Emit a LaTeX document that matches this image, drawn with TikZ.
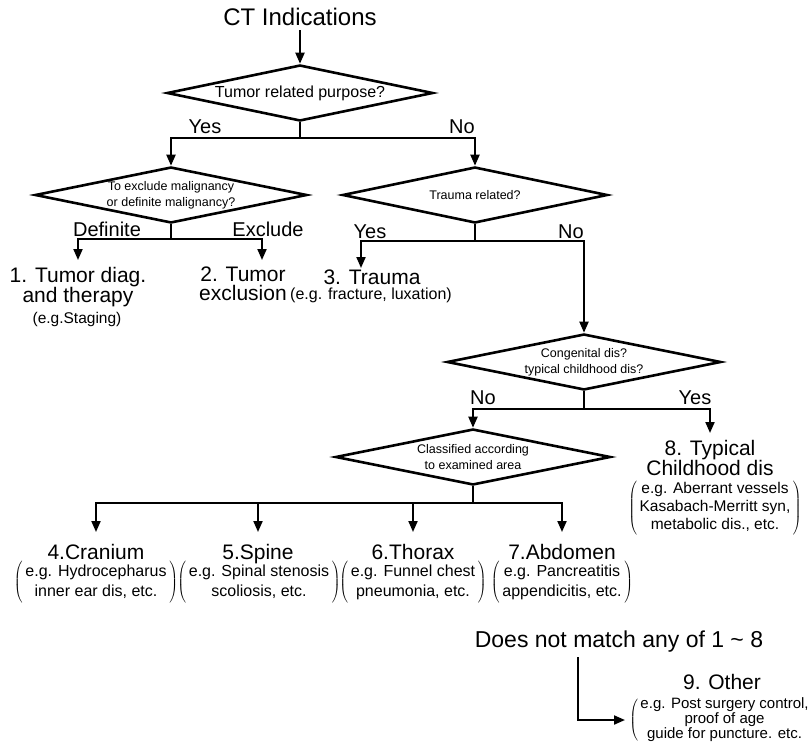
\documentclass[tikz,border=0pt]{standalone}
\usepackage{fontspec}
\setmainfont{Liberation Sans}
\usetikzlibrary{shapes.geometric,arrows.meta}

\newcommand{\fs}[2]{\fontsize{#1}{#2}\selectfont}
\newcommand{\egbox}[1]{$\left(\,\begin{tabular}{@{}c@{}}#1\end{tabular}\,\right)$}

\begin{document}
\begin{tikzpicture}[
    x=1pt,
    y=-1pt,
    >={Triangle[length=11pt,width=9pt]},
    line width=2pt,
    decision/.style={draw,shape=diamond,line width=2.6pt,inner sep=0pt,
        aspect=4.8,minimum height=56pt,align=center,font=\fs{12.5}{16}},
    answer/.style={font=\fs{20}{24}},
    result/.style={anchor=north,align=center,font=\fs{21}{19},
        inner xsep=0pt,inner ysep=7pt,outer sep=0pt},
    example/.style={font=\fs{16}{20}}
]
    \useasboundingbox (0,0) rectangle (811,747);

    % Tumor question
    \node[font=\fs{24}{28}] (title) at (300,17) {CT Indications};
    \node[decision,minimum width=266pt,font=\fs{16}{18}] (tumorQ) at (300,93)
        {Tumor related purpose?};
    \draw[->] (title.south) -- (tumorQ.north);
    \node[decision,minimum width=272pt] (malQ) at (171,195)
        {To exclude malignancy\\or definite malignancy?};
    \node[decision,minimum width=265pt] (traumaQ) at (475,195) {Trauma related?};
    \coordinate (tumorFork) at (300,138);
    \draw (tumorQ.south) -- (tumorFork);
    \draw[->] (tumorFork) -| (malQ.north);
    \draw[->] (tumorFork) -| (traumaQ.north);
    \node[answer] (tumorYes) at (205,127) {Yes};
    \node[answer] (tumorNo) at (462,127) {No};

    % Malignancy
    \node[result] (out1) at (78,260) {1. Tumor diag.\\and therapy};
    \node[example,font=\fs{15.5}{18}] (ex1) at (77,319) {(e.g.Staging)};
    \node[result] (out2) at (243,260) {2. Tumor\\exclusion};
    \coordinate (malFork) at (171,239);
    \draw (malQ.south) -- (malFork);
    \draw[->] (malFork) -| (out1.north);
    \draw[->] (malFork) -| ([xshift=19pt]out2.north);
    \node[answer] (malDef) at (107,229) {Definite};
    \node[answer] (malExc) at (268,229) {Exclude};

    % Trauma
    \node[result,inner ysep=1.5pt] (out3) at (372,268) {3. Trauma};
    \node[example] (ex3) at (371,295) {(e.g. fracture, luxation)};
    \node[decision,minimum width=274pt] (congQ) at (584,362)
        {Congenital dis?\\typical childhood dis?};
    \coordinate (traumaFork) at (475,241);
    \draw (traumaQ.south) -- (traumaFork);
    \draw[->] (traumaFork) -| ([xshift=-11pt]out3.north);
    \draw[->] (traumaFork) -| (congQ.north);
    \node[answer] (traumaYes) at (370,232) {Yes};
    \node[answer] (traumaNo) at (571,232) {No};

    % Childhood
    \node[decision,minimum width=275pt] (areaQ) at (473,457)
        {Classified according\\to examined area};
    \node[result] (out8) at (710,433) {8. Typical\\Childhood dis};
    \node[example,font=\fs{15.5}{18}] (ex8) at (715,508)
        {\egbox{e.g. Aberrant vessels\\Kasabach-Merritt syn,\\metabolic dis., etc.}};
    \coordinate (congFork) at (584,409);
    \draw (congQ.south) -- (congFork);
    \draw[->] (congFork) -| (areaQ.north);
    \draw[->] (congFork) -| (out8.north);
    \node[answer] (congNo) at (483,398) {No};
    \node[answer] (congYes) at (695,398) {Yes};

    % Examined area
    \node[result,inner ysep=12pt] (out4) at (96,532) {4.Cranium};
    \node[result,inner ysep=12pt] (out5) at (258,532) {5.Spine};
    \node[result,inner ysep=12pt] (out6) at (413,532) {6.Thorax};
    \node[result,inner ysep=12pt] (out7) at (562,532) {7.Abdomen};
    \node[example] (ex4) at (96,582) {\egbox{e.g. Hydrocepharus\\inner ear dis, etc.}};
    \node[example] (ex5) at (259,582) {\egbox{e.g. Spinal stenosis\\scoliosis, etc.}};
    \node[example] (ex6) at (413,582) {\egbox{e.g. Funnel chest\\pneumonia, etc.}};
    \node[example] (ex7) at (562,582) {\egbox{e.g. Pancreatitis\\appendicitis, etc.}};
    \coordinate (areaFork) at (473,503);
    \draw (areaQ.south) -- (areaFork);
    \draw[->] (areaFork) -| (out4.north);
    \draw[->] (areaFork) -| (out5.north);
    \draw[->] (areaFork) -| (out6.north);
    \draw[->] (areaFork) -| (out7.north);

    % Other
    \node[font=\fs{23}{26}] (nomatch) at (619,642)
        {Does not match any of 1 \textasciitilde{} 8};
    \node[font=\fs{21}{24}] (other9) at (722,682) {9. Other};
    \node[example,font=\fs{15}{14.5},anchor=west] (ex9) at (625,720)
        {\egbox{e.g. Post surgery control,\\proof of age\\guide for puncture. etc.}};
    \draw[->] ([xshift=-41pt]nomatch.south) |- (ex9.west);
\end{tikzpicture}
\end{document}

» **EXERCISE PROMPT**: Transcribe the opening line of the listing above, please, and every line after it through the line with "(0,0) rectangle (811,747);", word for word, without pictures.

» **EXERCISE SOLUTION**:
Emit a LaTeX document that matches this image, drawn with TikZ.
\documentclass[tikz,border=0pt]{standalone}
\usepackage{fontspec}
\setmainfont{Liberation Sans}
\usetikzlibrary{shapes.geometric,arrows.meta}

\newcommand{\fs}[2]{\fontsize{#1}{#2}\selectfont}
\newcommand{\egbox}[1]{$\left(\,\begin{tabular}{@{}c@{}}#1\end{tabular}\,\right)$}

\begin{document}
\begin{tikzpicture}[
    x=1pt,
    y=-1pt,
    >={Triangle[length=11pt,width=9pt]},
    line width=2pt,
    decision/.style={draw,shape=diamond,line width=2.6pt,inner sep=0pt,
        aspect=4.8,minimum height=56pt,align=center,font=\fs{12.5}{16}},
    answer/.style={font=\fs{20}{24}},
    result/.style={anchor=north,align=center,font=\fs{21}{19},
        inner xsep=0pt,inner ysep=7pt,outer sep=0pt},
    example/.style={font=\fs{16}{20}}
]
    \useasboundingbox (0,0) rectangle (811,747);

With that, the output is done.